(DATA EXTRACT):
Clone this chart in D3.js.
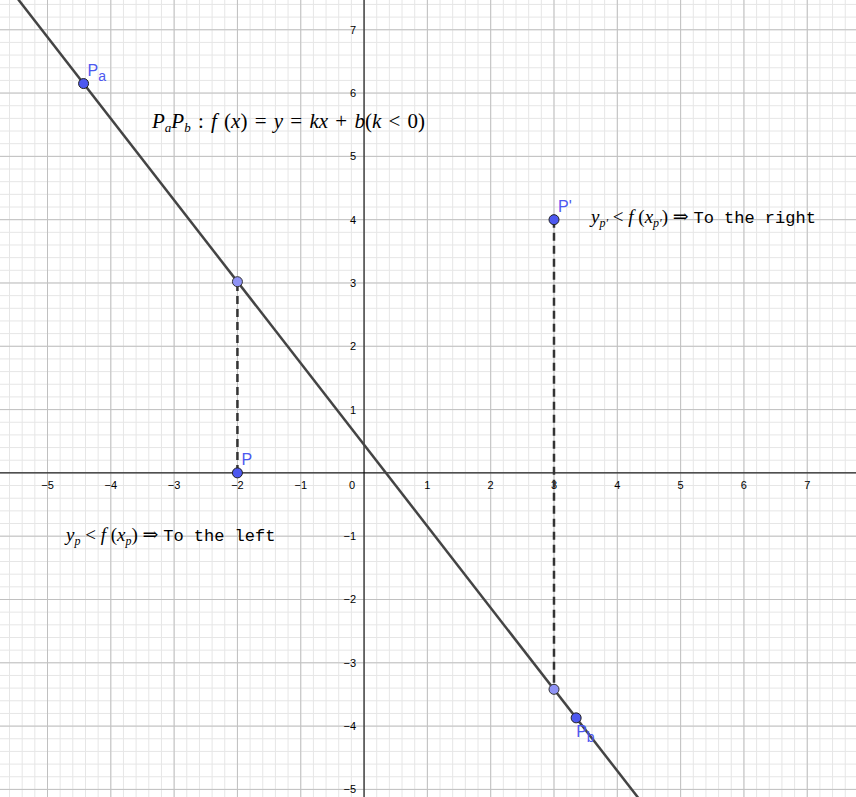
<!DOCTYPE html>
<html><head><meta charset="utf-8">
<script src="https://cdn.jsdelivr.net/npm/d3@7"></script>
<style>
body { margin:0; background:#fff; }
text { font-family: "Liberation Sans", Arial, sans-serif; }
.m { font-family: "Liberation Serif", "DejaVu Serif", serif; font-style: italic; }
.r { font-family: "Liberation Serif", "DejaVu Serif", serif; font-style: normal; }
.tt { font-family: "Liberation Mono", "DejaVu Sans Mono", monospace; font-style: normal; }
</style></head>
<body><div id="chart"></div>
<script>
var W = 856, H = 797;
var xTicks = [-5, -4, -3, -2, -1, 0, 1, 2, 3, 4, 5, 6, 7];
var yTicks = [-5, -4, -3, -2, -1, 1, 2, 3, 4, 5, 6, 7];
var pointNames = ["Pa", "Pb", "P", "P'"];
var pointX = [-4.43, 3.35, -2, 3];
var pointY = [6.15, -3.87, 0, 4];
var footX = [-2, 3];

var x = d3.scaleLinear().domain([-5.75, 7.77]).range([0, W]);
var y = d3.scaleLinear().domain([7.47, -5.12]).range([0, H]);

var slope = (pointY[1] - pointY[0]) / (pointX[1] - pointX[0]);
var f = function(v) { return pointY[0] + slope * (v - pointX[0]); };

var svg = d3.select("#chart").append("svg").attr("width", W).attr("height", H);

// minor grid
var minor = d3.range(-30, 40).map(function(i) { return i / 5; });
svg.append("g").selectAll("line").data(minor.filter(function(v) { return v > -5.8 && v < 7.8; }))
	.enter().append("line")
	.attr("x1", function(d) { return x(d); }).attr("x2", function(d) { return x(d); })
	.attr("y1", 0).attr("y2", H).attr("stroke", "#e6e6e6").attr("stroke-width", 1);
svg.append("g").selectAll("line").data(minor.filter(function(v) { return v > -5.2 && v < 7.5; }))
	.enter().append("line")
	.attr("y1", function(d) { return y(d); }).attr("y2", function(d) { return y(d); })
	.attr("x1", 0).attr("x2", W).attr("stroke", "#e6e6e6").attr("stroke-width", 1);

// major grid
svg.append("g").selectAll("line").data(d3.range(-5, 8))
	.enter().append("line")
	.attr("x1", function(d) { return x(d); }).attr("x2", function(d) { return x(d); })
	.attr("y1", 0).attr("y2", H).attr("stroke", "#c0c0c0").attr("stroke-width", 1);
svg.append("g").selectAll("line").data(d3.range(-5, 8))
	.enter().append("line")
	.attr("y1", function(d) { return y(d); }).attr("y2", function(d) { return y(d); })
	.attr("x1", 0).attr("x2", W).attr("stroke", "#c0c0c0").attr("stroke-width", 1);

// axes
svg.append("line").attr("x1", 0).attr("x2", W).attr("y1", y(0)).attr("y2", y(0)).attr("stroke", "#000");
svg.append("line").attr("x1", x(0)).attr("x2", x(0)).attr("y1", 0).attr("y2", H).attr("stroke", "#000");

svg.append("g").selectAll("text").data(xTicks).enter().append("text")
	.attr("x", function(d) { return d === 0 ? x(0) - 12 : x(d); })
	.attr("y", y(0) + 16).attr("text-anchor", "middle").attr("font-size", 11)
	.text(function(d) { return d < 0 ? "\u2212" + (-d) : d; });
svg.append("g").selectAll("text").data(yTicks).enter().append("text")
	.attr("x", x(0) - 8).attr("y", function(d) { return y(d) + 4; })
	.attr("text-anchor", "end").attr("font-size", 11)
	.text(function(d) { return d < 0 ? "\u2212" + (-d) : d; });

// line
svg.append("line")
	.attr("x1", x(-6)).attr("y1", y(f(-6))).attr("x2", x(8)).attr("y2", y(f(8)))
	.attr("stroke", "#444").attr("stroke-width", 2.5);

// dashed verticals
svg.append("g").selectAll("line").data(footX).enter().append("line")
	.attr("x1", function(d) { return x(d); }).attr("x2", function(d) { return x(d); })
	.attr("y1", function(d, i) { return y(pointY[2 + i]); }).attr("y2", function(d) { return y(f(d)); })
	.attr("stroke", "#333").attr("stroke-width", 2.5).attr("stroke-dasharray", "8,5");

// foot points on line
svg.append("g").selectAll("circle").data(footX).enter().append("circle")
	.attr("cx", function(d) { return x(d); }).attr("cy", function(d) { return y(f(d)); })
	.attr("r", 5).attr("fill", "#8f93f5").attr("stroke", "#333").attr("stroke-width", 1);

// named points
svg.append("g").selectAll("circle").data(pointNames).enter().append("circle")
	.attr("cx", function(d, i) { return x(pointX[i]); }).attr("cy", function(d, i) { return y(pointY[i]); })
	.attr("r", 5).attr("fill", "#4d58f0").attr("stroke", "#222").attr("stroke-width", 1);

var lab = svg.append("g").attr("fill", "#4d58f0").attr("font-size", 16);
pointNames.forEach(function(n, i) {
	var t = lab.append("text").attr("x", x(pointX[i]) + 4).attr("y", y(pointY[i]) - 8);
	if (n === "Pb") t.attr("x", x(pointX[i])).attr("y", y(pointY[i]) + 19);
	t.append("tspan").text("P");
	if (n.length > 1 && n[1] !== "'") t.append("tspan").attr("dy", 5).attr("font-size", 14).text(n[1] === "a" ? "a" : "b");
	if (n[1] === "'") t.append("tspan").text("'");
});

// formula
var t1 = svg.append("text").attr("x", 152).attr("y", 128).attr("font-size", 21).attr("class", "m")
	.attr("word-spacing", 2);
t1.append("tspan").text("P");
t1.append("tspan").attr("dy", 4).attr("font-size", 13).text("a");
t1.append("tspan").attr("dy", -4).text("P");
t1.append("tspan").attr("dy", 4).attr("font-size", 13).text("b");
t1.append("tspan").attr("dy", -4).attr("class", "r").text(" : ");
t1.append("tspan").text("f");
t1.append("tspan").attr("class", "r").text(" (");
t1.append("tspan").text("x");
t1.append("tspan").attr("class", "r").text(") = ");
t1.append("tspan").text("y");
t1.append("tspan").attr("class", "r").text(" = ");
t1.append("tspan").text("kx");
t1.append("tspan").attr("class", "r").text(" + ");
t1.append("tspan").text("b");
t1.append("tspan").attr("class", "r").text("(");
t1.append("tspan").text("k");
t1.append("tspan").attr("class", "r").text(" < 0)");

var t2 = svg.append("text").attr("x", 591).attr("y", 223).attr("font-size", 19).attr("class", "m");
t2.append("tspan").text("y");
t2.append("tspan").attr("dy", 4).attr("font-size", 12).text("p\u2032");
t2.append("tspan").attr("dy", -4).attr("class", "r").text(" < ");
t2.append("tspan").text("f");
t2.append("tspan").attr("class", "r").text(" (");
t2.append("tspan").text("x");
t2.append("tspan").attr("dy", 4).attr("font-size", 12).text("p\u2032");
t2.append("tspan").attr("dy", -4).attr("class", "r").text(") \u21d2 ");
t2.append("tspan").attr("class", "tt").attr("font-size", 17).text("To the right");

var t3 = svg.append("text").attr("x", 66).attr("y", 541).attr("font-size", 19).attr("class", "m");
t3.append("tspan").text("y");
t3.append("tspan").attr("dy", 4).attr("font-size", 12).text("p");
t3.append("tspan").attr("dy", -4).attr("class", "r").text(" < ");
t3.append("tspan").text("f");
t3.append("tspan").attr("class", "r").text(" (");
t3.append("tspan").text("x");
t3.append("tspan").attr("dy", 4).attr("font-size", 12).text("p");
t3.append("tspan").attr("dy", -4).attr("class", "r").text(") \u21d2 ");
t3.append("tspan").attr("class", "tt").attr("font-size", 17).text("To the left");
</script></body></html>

(STATED PROBLEM):
Work out how many lines of the listing above include the word "chart". Report only the number.

(EXERCISE OUTPUT):
3